BACKGROUND
Mathematical models have become a very important tool for the study of infectious diseases. Mathematical models can reflect the spread of infectious diseases, and can also be used to study the effect of different inhibition methods on the suppression of infectious diseases. The effect of control measures to obtain effective suppression programs can provide theoretical support for the suppression of infectious diseases. Therefore, it is the major objective of this study to build a suitable mathematical model for Brucellosis infection.
OBJECTIVE
To study the optimized pre-control method of Brucellosis model by the dynamic threshold-based microcomputer model, and to provide critical theoretical support for the prevention and control of Brucellosis.
METHODS
By studying the transmission characteristics of Brucella and building a Brucella transmission model, a pre-control method for key populations (Brucella susceptible populations) is designed according to these characteristics, thereby exploring the utilization of protective tools by key groups before and after pre-control.
RESULTS
The improvement in “whether wearing gloves” is the most obvious, which increases from 51.01% before the pre-control to 66.22% after the pre-control, with an increase of 15.21%. The difference is statistically significant (P<0.001).
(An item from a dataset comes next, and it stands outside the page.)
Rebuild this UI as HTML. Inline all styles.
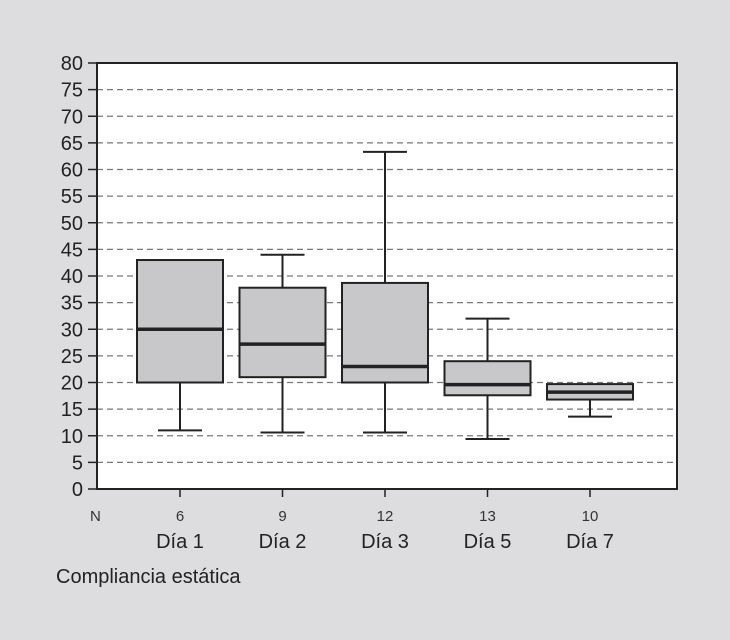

However, for “whether wearing hats”, the conditions of key populations are not improved significantly, which increases from 57.3% before the pre-control to 58.6% after the pre-control, with an increase of 1.3%. The difference is not statistically significant (P>0.05).
CONCLUSIONS
The research results of Brucellosis have provided theoretical support for the suppression of Brucella and the protective measures for key populations.